Where Does That's Impossible Come From?
Today, we welcome back our popular guest writer, Renée Mineart.
Impossible is one of my favourite words. I like the word because it has a literal meaning, and a figurative meaning that we use on a regular basis. The thing is, people often think they are using the literal meaning when actually they are using the figurative meaning!
The definition of impossible, in its literal form is: “not able to occur, exist or be done” and when most people use the word, most of the time, that’s what they think they mean: it can’t be done, no way, no how - end of story.
At the other end of the spectrum, you’ll h ave people tell you that “nothing is impossible.” If you put your mind to the task and add enough time and hard work, nothing is impossible.Well, I disagree. I strongly believe everything is impossible. Absolutely everything. At least, in the way we use the word most of the time, in its figurative sense. Let me explain…
Please consider this statement for a moment: Everything mankind has ever achieved, and everything mankind will ever achieve, was once considered impossible; and not only by the masses or the media, but by trained experts and scientists as well.
Let’s consider just a few examples.
Manned powered flight was considered impossible until two bicycle repairmen, the Wright Brothers, came along and proved everyone wrong on 17th December 1903. Staying on the theme of flying, and a mere 45 years later, everyone believed flying faster than the speed of sound was impossible, until General Chuck Yeager broke the sound barrier on 14th October 1947. Take note here, scientists thought the sound barrier was so impossible to break, they named it the “sound barrier”. Not the “sound obstacle” or “speed of sound challenge”. No, they called it the sound barrier because they thought it was an actual barrier that could not be broken - and they were the experts!
You see, impossible really means, “it hasn’t been done yet”. “Impossible” has a very clear lifecycle that is easy to spot in just about everything mankind has ever accomplished.

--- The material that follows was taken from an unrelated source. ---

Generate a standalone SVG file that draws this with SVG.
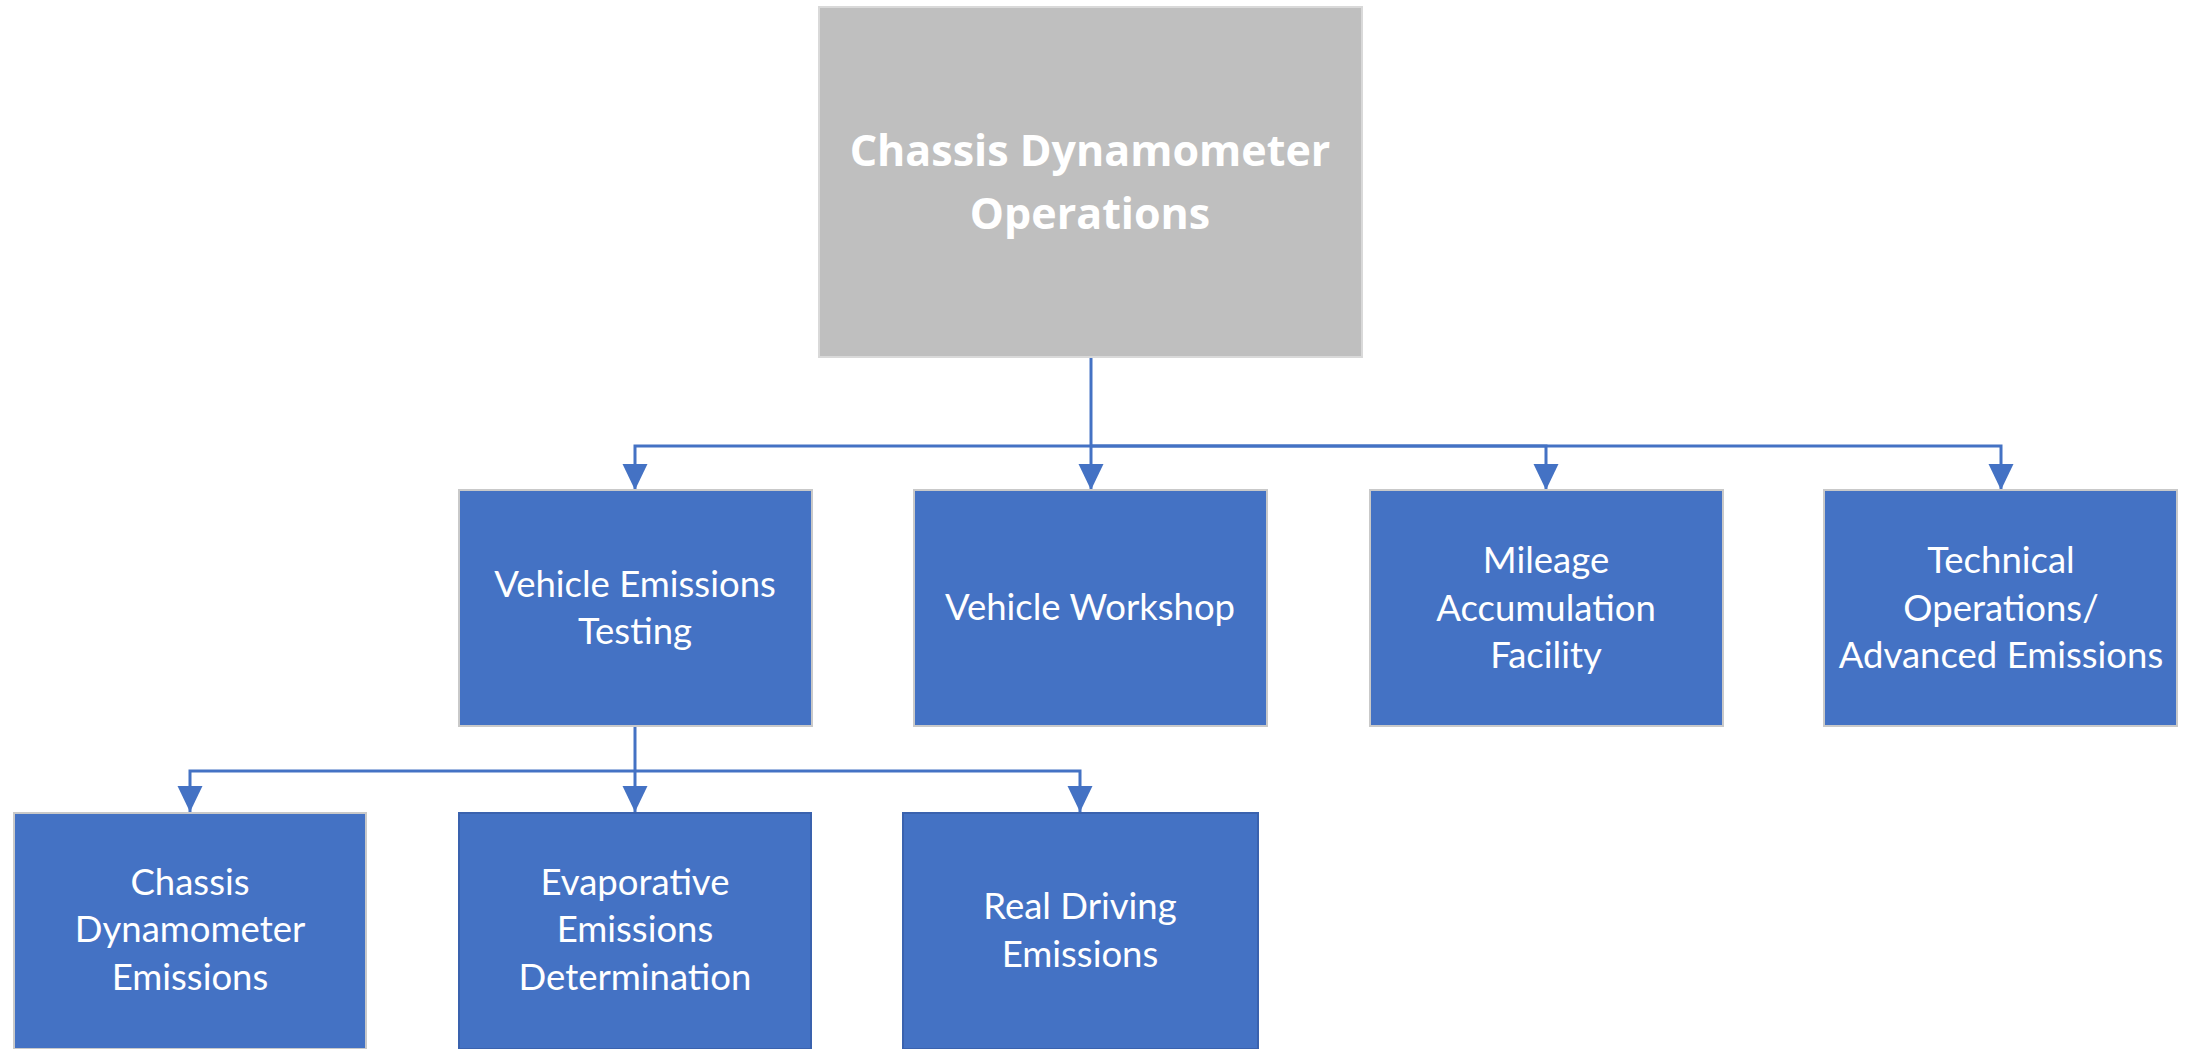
<svg xmlns="http://www.w3.org/2000/svg" width="2185" height="1049" viewBox="0 0 2185 1049">
<defs>
<marker id="arr" markerUnits="userSpaceOnUse" markerWidth="26" markerHeight="26" viewBox="0 0 25 24" refX="25" refY="12" orient="auto">
<path d="M0,0 L25,12 L0,24 z" fill="#4472C4"/>
</marker>
</defs>
<style>
.root{fill:#BFBFBF;stroke:#D9D9D9;stroke-width:2}
.box{fill:#4472C4;stroke:#C9C9C9;stroke-width:2}
.box2{fill:#4472C4;stroke:#3A62AE;stroke-width:2}
.t{fill:#FFFFFF;font-family:Lato,"Liberation Sans",sans-serif;font-size:36.5px;text-anchor:middle}
.tr{fill:#FFFFFF;font-family:"Open Sans","Liberation Sans",sans-serif;font-weight:bold;font-size:43px;text-anchor:middle}
.c{fill:none;stroke:#4472C4;stroke-width:3}
</style>
<rect width="2185" height="1049" fill="#FFFFFF"/>
<g id="connectors">
<path class="c" d="M1091,357 V490" marker-end="url(#arr)"/>
<path class="c" d="M1091,446 H635 V490" marker-end="url(#arr)"/>
<path class="c" d="M1091,446 H1546 V490" marker-end="url(#arr)"/>
<path class="c" d="M1091,446 H2001 V490" marker-end="url(#arr)"/>
<path class="c" d="M635,726 V812" marker-end="url(#arr)"/>
<path class="c" d="M635,771 H190 V812" marker-end="url(#arr)"/>
<path class="c" d="M635,771 H1080 V812" marker-end="url(#arr)"/>
</g>
<g id="node-root">
<rect class="root" x="819" y="7" width="543" height="350"/>
<text class="tr" x="1090" y="166">Chassis Dynamometer</text>
<text class="tr" x="1090" y="229">Operations</text>
</g>
<g id="node-vehicle-emissions-testing">
<rect class="box" x="459" y="490" width="353" height="236"/>
<text class="t" x="635" y="597">Vehicle Emissions</text>
<text class="t" x="635" y="644">Testing</text>
</g>
<g id="node-vehicle-workshop">
<rect class="box" x="914" y="490" width="353" height="236"/>
<text class="t" x="1090" y="620">Vehicle Workshop</text>
</g>
<g id="node-mileage">
<rect class="box" x="1370" y="490" width="353" height="236"/>
<text class="t" x="1546" y="573">Mileage</text>
<text class="t" x="1546" y="621">Accumulation</text>
<text class="t" x="1546" y="668">Facility</text>
</g>
<g id="node-technical">
<rect class="box" x="1824" y="490" width="353" height="236"/>
<text class="t" x="2001" y="573">Technical</text>
<text class="t" x="2001" y="621">Operations/</text>
<text class="t" x="2001" y="668">Advanced Emissions</text>
</g>
<g id="node-chassis-dyno-emissions">
<rect class="box" x="14" y="813" width="352" height="236"/>
<text class="t" x="190" y="895">Chassis</text>
<text class="t" x="190" y="942">Dynamometer</text>
<text class="t" x="190" y="990">Emissions</text>
</g>
<g id="node-evaporative">
<rect class="box2" x="459" y="813" width="352" height="236"/>
<text class="t" x="635" y="895">Evaporative</text>
<text class="t" x="635" y="942">Emissions</text>
<text class="t" x="635" y="990">Determination</text>
</g>
<g id="node-real-driving">
<rect class="box2" x="903" y="813" width="355" height="236"/>
<text class="t" x="1080" y="919">Real Driving</text>
<text class="t" x="1080" y="967">Emissions</text>
</g>
</svg>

First, something is impossible. Then, someone thinks they can do it, and they succeed at it. This person’s name will usually go down in the history books. The Wright Brothers, Chuck Yeager and Neil Armstrong, the first person to set foot on the moon, were all the first people to do the impossible. You may remember that Buzz Aldrin was the second person to step on the Moon, but can you name any of the other ten astronauts that visited the moon after them? No, neither can I. When it comes to achieving the impossible, being first is important.
Then, that impossible thing becomes “amazing”, which morphs into “wonderful” and “marvellous”. For several years after airplanes were invented, pilots would do stunts at county fairs and were often called “those magnificent men in their flying machines.”

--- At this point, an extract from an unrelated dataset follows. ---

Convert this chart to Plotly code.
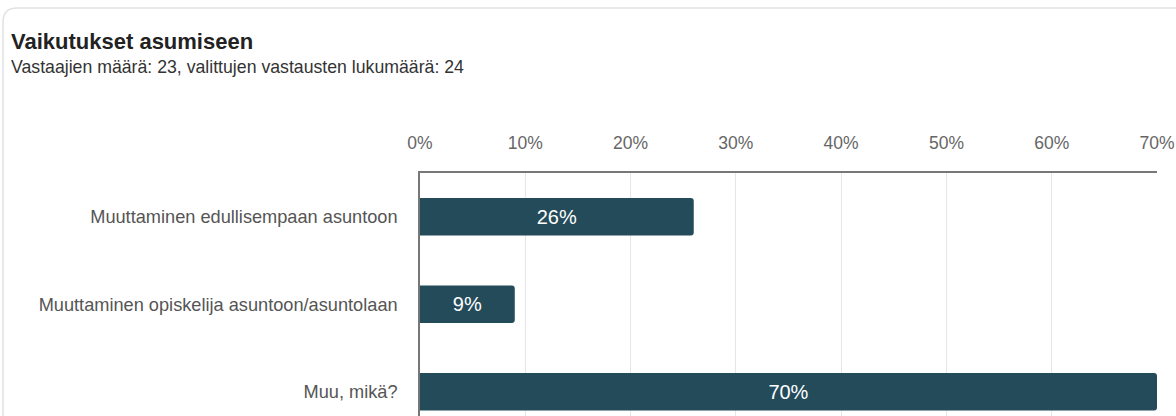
import plotly.graph_objects as go

categories = ["Muuttaminen edullisempaan asuntoon",
              "Muuttaminen opiskelija asuntoon/asuntolaan",
              "Muu, mikä?"]
values = [26, 9, 70]
bar_labels = ["26%", "9%", "70%"]
tick_vals = [0, 10, 20, 30, 40, 50, 60, 70]
tick_text = ["0%", "10%", "20%", "30%", "40%", "50%", "60%", "70%"]
title_text = "Vaikutukset asumiseen"
subtitle_text = "Vastaajien määrä: 23, valittujen vastausten lukumäärä: 24"

W, H = 1176, 416
# target pixel positions in the screenshot
PL, PR, PT = 420, 1157, 173
ML, MR, MT, MB = PL, W - PR, PT, 0
PW, PH = W - ML - MR, H - MT - MB
FONT = "Liberation Sans, Arial, sans-serif"

def px(x):
    return (x - ML) / PW

def py(y):
    return (H - MB - y) / PH

band = 87.5
fig = go.Figure(go.Bar(
    x=values, y=categories, orientation="h",
    marker=dict(color="#234b5a", line=dict(width=0)),
    width=0.43,
    text=bar_labels, textposition="inside", insidetextanchor="middle",
    textfont=dict(color="white", size=20, family=FONT),
    hoverinfo="skip",
))

fig.update_layout(
    width=W, height=H,
    margin=dict(l=ML, r=MR, t=MT, b=MB, pad=0),
    paper_bgcolor="white", plot_bgcolor="white",
    barcornerradius=3,
    showlegend=False,
    font=dict(family=FONT),
    xaxis=dict(range=[0, 70], side="top", tickvals=tick_vals, ticktext=tick_text,
               showgrid=True, gridcolor="#e6e6e6", gridwidth=1,
               zeroline=False, showline=True, linecolor="#777777", linewidth=1.5,
               ticks="", ticklabelstandoff=15,
               tickfont=dict(size=17.5, color="#666666", family=FONT), fixedrange=True),
    yaxis=dict(categoryorder="array", categoryarray=categories,
               range=[-0.5 + PH / band, -0.5],
               showgrid=False, zeroline=False, showline=True, linecolor="#777777",
               linewidth=1.5, ticks="", ticklabelstandoff=17,
               tickfont=dict(size=18.2, color="#555555", family=FONT), fixedrange=True),
    annotations=[
        dict(text="<b>" + title_text + "</b>", xref="paper", yref="paper",
             x=px(9), y=py(42), xanchor="left", yanchor="middle", showarrow=False,
             font=dict(size=22, color="#222222", family=FONT)),
        dict(text=subtitle_text, xref="paper", yref="paper",
             x=px(9), y=py(67), xanchor="left", yanchor="middle", showarrow=False,
             font=dict(size=17.7, color="#333333", family=FONT)),
    ],
    shapes=[
        dict(type="path", xref="paper", yref="paper",
             path=f"M {px(3)} {py(430)} L {px(3)} {py(22)} Q {px(3)} {py(8)} {px(17)} {py(8)} L {px(1190)} {py(8)}",
             line=dict(color="#e2e2e2", width=1.5), layer="below"),
    ],
)

fig.write_html("out.html", config={"displayModeBar": False},
               post_script="document.body.style.margin='0';document.body.style.overflow='hidden';"
                           "document.documentElement.style.overflow='hidden';")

Before long, the impossible becomes fashionable, and eventually common and lastly mundane. So mundane that we forget it was once considered impossible.
The next time you brush your teeth with an electric toothbrush (invented in 1937), or shave with an electric razor (1930), remember that once electricity in the home was considered impossible (1882). To say nothing of a small electric motor with a rechargeable battery. These are such everyday items we don’t think twice about them, but a generation ago, they were impossible.

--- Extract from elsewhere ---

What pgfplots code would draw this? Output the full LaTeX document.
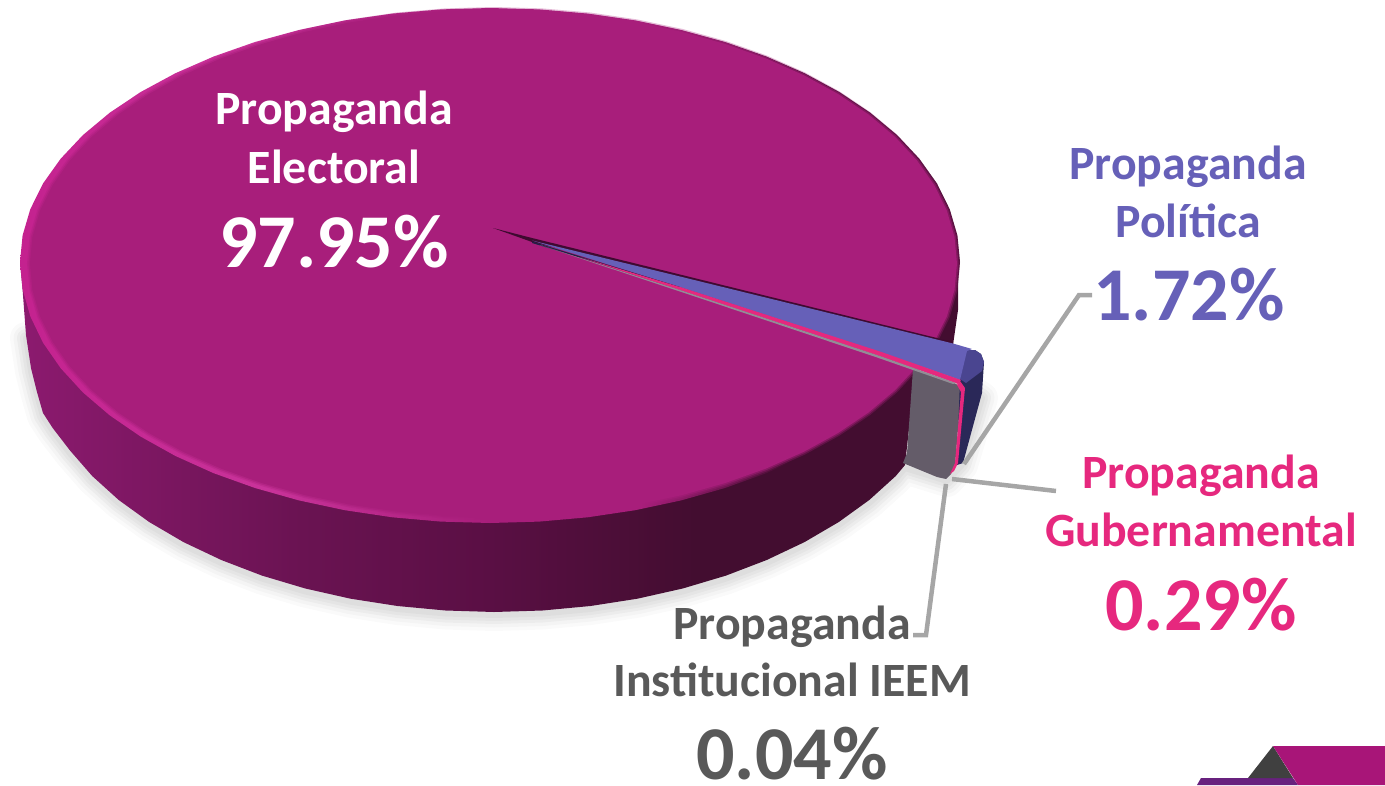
\documentclass[border=0pt]{standalone}
\usepackage{pgfplots}
\pgfplotsset{compat=1.18}
\usepackage{pgfplotstable}
\usepackage{fontspec}
\setmainfont{Carlito}
\definecolor{face}{HTML}{A81E7B}
\definecolor{rimL}{HTML}{C4228F}
\definecolor{rimH}{HTML}{C9339A}
\definecolor{rimD}{HTML}{430D30}
\definecolor{sideA}{HTML}{8C1A6F}
\definecolor{sideB}{HTML}{6A1352}
\definecolor{sideC}{HTML}{5A0F44}
\definecolor{sideD}{HTML}{430D30}
\definecolor{lav}{HTML}{6660B8}
\definecolor{lavM}{HTML}{4A4590}
\definecolor{navy}{HTML}{2A2858}
\definecolor{pnk}{HTML}{E6287E}
\definecolor{gry}{HTML}{645C69}
\definecolor{txtg}{HTML}{595959}
\definecolor{leader}{HTML}{A6A6A6}
\definecolor{decoM}{HTML}{A81578}
\definecolor{decoP}{HTML}{68217E}
\definecolor{decoG}{HTML}{404040}
\pgfdeclarehorizontalshading{rimsh}{100bp}{color(0bp)=(rimL); color(25bp)=(rimL); color(38bp)=(rimH); color(50bp)=(face); color(58bp)=(face); color(66bp)=(rimD); color(100bp)=(rimD)}
\pgfdeclarehorizontalshading{sidesh}{100bp}{color(0bp)=(sideA); color(25bp)=(sideA); color(40bp)=(sideB); color(50bp)=(sideC); color(61bp)=(sideD); color(100bp)=(sideD)}
\pgfplotstableread{
x y
960 262
957.4 289.3
949.7 316.3
937 342.7
919.3 368.2
897 392.5
870.2 415.4
839.3 436.6
804.5 456
766.3 473.2
725 488
681.1 500.4
635.2 510.2
587.7 517.3
539.1 521.6
490 523
440.9 521.6
392.3 517.3
344.8 510.2
298.9 500.4
255 488
213.7 473.2
175.5 456
140.7 436.6
109.8 415.4
83 392.5
60.7 368.2
43 342.7
30.3 316.3
22.6 289.3
20 262
22.6 235.4
30.3 209.2
43 183.5
60.7 158.7
83 135
109.8 112.7
140.7 92
175.5 73.2
213.7 56.5
255 42
298.9 30
344.8 20.4
392.3 13.6
440.9 9.4
490 8
539.1 9.4
587.7 13.6
635.2 20.4
681.1 30
725 42
766.3 56.5
804.5 73.2
839.3 92
870.2 112.7
897 135
919.3 158.7
937 183.5
949.7 209.2
957.4 235.4
960 262
}\outerrim
\pgfplotstableread{
x y
957 263.5
954.5 290
946.9 316.2
934.3 341.8
916.9 366.6
894.9 390.3
868.5 412.5
837.9 433.1
803.6 451.9
765.9 468.6
725.3 483
682 495.1
636.7 504.6
589.9 511.5
541.9 515.6
493.5 517
445.1 515.6
397.1 511.5
350.3 504.6
305 495.1
261.7 483
221.1 468.6
183.4 451.9
149.1 433.1
118.5 412.5
92.1 390.3
70.1 366.6
52.7 341.8
40.1 316.2
32.5 290
30 263.5
32.5 237
40.1 210.8
52.7 185.2
70.1 160.4
92.1 136.7
118.5 114.5
149.1 93.9
183.4 75.1
221.1 58.4
261.7 44
305 31.9
350.3 22.4
397.1 15.5
445.1 11.4
493.5 10
541.9 11.4
589.9 15.5
636.7 22.4
682 31.9
725.3 44
765.9 58.4
803.6 75.1
837.9 93.9
868.5 114.5
894.9 136.7
916.9 160.4
934.3 185.2
946.9 210.8
954.5 237
957 263.5
}\innerface
\pgfplotstableread{
x y
20 262
22.6 290
26 335
31 368
37 392
43 413
52.7 428
70.1 450.6
92.2 476
118.6 499.9
149.2 522
183.5 542.1
221.3 560
262 575.6
305.3 588.5
350.6 598.7
397.5 606
445.5 610.5
494 612
542.5 610.5
590.5 606
637.4 598.7
682.7 588.5
726 575.6
766.7 560
804.5 542.1
838.8 522
869.4 499.9
895.8 476
905 465
915 375
930 350
953 345
958 310
958 270
500 200
}\sidewall
\pgfplotstableread{
x y
26 335
31 368
37 392
43 413
52.7 428
70.1 450.6
92.2 476
118.6 499.9
149.2 522
183.5 542.1
221.3 560
262 575.6
305.3 588.5
350.6 598.7
397.5 606
445.5 610.5
494 612
542.5 610.5
590.5 606
637.4 598.7
682.7 588.5
726 575.6
766.7 560
804.5 542.1
838.8 522
869.4 499.9
895.8 476
905 465
947 478
962 462
982 395
900 340
500 340
}\shadowpoly
\begin{document}
\begin{tikzpicture}
\begin{axis}[
  anchor=south west, at={(0,0)},
  width=1385pt, height=785pt, scale only axis,
  hide axis, xmin=0, xmax=1385, ymin=0, ymax=785, y dir=reverse
]
% soft shadow
\addplot[draw=black, line width=32pt, draw opacity=.02, line join=round, line cap=round, yshift=-3pt] table {\shadowpoly};
\addplot[draw=black, line width=25pt, draw opacity=.025, line join=round, line cap=round, yshift=-3pt] table {\shadowpoly};
\addplot[draw=black, line width=18pt, draw opacity=.03, line join=round, line cap=round, yshift=-3pt] table {\shadowpoly};
\addplot[draw=black, line width=12pt, draw opacity=.03, line join=round, line cap=round, yshift=-3pt] table {\shadowpoly};
\addplot[draw=black, line width=6pt, draw opacity=.03, line join=round, line cap=round, yshift=-3pt] table {\shadowpoly};
% body
\addplot[draw=none, shading=sidesh] table {\sidewall};
\addplot[draw=none, shading=rimsh] table {\outerrim};
\addplot[draw=face, line width=6pt, draw opacity=.3, fill=none] table {\innerface};
\addplot[draw=face, line width=3pt, draw opacity=.5, fill=face] table {\innerface};
% grey wall
\addplot[draw=none, fill=gry] coordinates {(913,369) (952,382) (958,385) (961,392) (955,466) (951,474) (946,479) (937,477) (903,463) (907,453)};
% navy wall
\addplot[draw=none, fill=navy] coordinates {(960,378) (975,350) (981,354) (984,362) (982,393) (963,463) (957,465)};
\addplot[draw=none, fill=lavM] coordinates {(966,350) (975,350) (981,354) (984,362) (982,371) (966,383) (960,379)};
% pink wall
\addplot[draw=none, fill=pnk] coordinates {(960,381) (965,388) (958,463) (954,471) (950,474) (955,463) (961,392) (957,385)};
% tops
\addplot[draw=none, fill=sideC!70!black] coordinates {(493,228) (532,238) (680,274.5) (953,342) (953,345) (680,277.5) (532,242)};
\addplot[draw=none, fill=lav] coordinates {(532,240.5) (680,276.5) (953,343.5) (972,349) (967,351) (960,380) (880,352) (680,287)};
\addplot[draw=none, fill=navy!80!black] coordinates {(532,241.5) (680,287) (680,288) (532,243)};
\addplot[draw=none, fill=pnk] coordinates {(580,257) (680,287) (880,351.5) (961,380) (958,384) (880,356) (680,290)};
\addplot[draw=none, fill=gry!70!white] coordinates {(540,245) (680,290) (880,356) (956,383) (953,384) (880,358.5) (680,291.5)};
% leaders
\addplot[draw=leader, line width=4.5pt, line join=miter] coordinates {(1092,295) (1079,295) (964,464)};
\addplot[draw=leader, line width=4.5pt] coordinates {(952,479) (1056,491)};
\addplot[draw=leader, line width=4.5pt, line join=miter] coordinates {(946,484) (926,635) (913,635)};
% corner decoration
\addplot[draw=none, fill=decoP] coordinates {(1197,785) (1201,778) (1293,778) (1298,785)};
\addplot[draw=none, fill=decoG] coordinates {(1273,746) (1248,778) (1293,778)};
\addplot[draw=none, fill=decoM] coordinates {(1273,746) (1385,746) (1385,785) (1298,785)};
% labels
\newcommand\sm{\fontsize{47.8}{47.8}\selectfont\bfseries}
\newcommand\bg{\fontsize{76}{76}\selectfont\bfseries}
\node[anchor=base, text=white, inner sep=0pt] at (axis cs:334,124) {\sm Propaganda};
\node[anchor=base, text=white, inner sep=0pt] at (axis cs:334,183) {\sm Electoral};
\node[anchor=base, text=white, inner sep=0pt] at (axis cs:334,267) {\bg 97.95\%};
\node[anchor=base, text=lav, inner sep=0pt] at (axis cs:1188,179) {\sm Propaganda};
\node[anchor=base, text=lav, inner sep=0pt] at (axis cs:1188,237) {\sm Política};
\node[anchor=base, text=lav, inner sep=0pt] at (axis cs:1189,320) {\bg 1.72\%};
\node[anchor=base, text=pnk, inner sep=0pt] at (axis cs:1201,488) {\sm Propaganda};
\node[anchor=base, text=pnk, inner sep=0pt] at (axis cs:1201,546) {\sm Gubernamental};
\node[anchor=base, text=pnk, inner sep=0pt] at (axis cs:1201,630) {\bg 0.29\%};
\node[anchor=base, text=txtg, inner sep=0pt] at (axis cs:792,639) {\sm Propaganda};
\node[anchor=base, text=txtg, inner sep=0pt] at (axis cs:792,696) {\sm Institucional IEEM};
\node[anchor=base, text=txtg, inner sep=0pt] at (axis cs:792,779) {\bg 0.04\%};
\end{axis}
\pgfresetboundingbox
\useasboundingbox (0,0) rectangle (1385pt,785pt);
\end{tikzpicture}
\end{document}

Prior to Covid changing our world, I heard the word impossible quite a lot in IT in answer to questions like these:
Q: Can my team work from home?
A: No, that’s impossible at this organisation.
Q: Can we conduct User Acceptance Testing (UAT) remotely and from home?
A: No, that’s clearly impossible. We need everyone in the office to do that.
Q: Could we set up a virtual telephony system so people can take work calls at home?
A: Clearly, no, that’s impossible. We don’t have the infrastructure or resources to do that.
Q: I need to visit family on the other side of the country for a month, can I take my work laptop and do my development and software testing from there?
A: Obviously not. We need you in the office. Stop asking for impossible things.
Now, less than a year later we are all quite happily and successfully working from home having achieved a number of impossible things in the process. Whenever we are faced with a new challenge, that could be anything from writing code that does something new, finding bugs in existing code or just changing established norms, often our first knee jerk reaction is to think it’s an impossible task. But really, it’s just a “no one has done it before” task.
How do we continue to support thousands of customers, develop, test and deliver new software and services while everyone is working from home, miles apart from everyone else on the team? Six months ago, that seemed pretty impossible to a lot of organisations. Now, it’s just a Monday.
Accomplishing the impossible isn’t a rare occurrence done by the Chuck Yeagers and Neil Armstrongs of the world. It’s what all of us do all the time when we learn to see beyond the limitations placed on us by other people or the technology of yesterday.